Search code examples
viewcouchbasecouchbase-bucketnosql

Does a bucket span over all nodes in a Couchbase Server cluster?


I've been reading through the Couchbase Server documentation, and as I understand it, this is "how it all works":

  • A cluster has one or more nodes (servers).
  • A cluster has one or more buckets.
  • A bucket has one or more views.

My questions:

  1. I would assume that the data in a bucket is distributed over all the nodes in a cluster, correct? Or is it replicated over all nodes?
  2. Assuming that a bucket spans over several nodes in a cluster, does a view retrieve data from all these nodes?
  3. Or is a bucket and its views specific to a certain node?

Solution

  • Your assumption in point one is mostly correct. A bucket is sharded across 1024 vBuckets. These vBuckets are then distributed across the nodes in the cluster (evenly, give or take a remainder), with replica vBuckets being placed on nodes separate to those the master vBuckets are on. By default, a vbucket will only replicate to one other node (and hence each document will replicate to one other node), however you can configure multiple replicas for greater availability if required.

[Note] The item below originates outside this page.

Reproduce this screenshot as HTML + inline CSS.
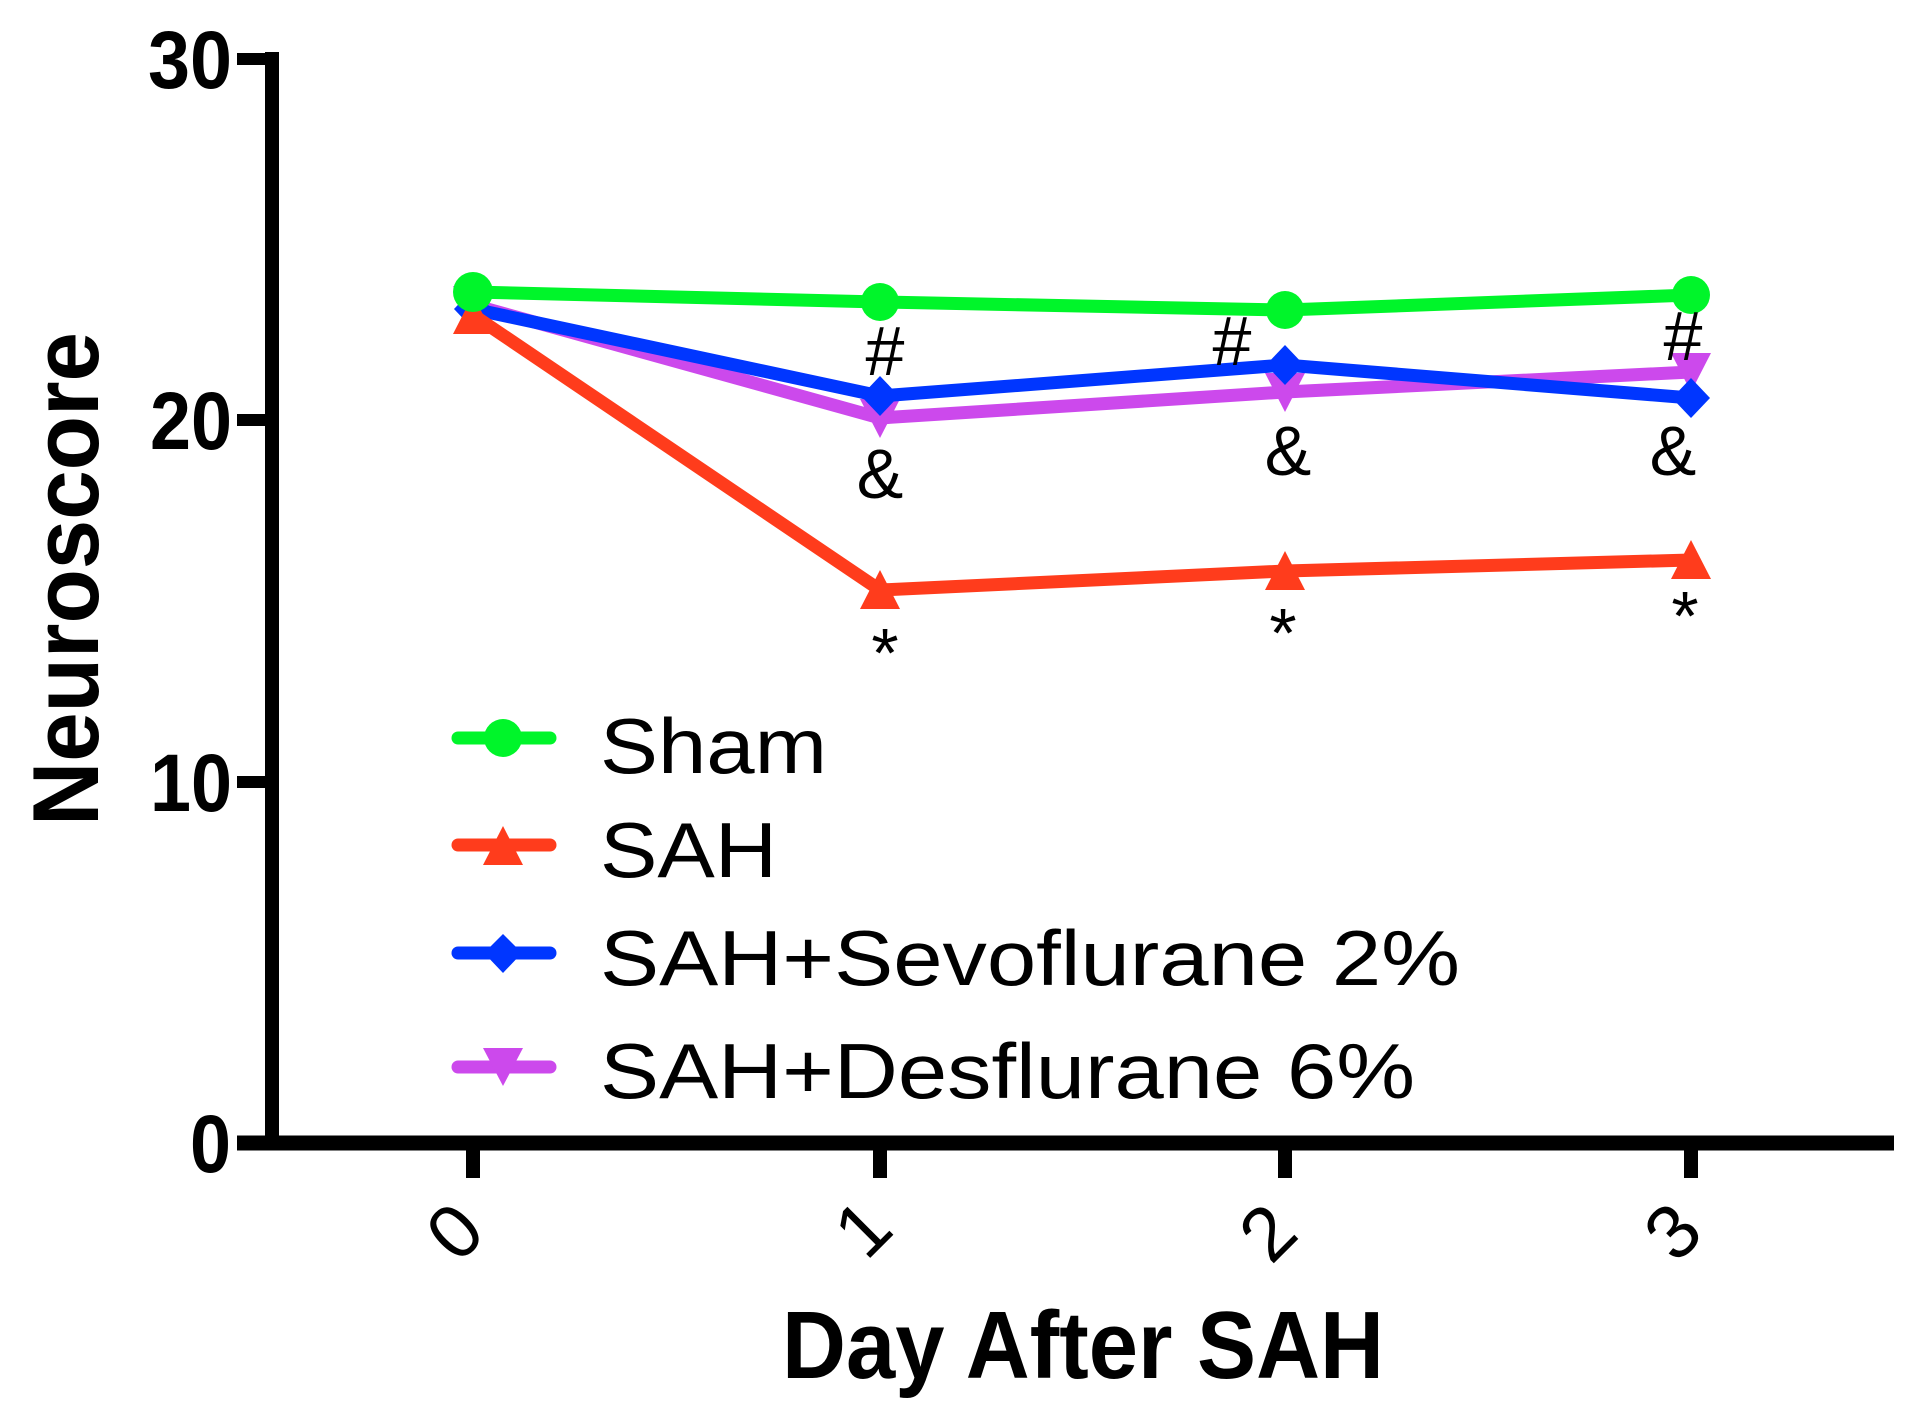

    A view (design doc) will index the data for a particular bucket across every node/vBucket, but the index data for that view are stored in the node the vBuckets are on. So when you query a view, it has to go to every node in the cluster. When you rebalance, by default, the index on a node is changed as vBuckets are migrated off. The data is removed from the source node and regenerated on the target node of replication.

    A good overview of Couchbase Server's sharding architecture is given in the How-To NoSQL 3.0 Webinar on YouTube.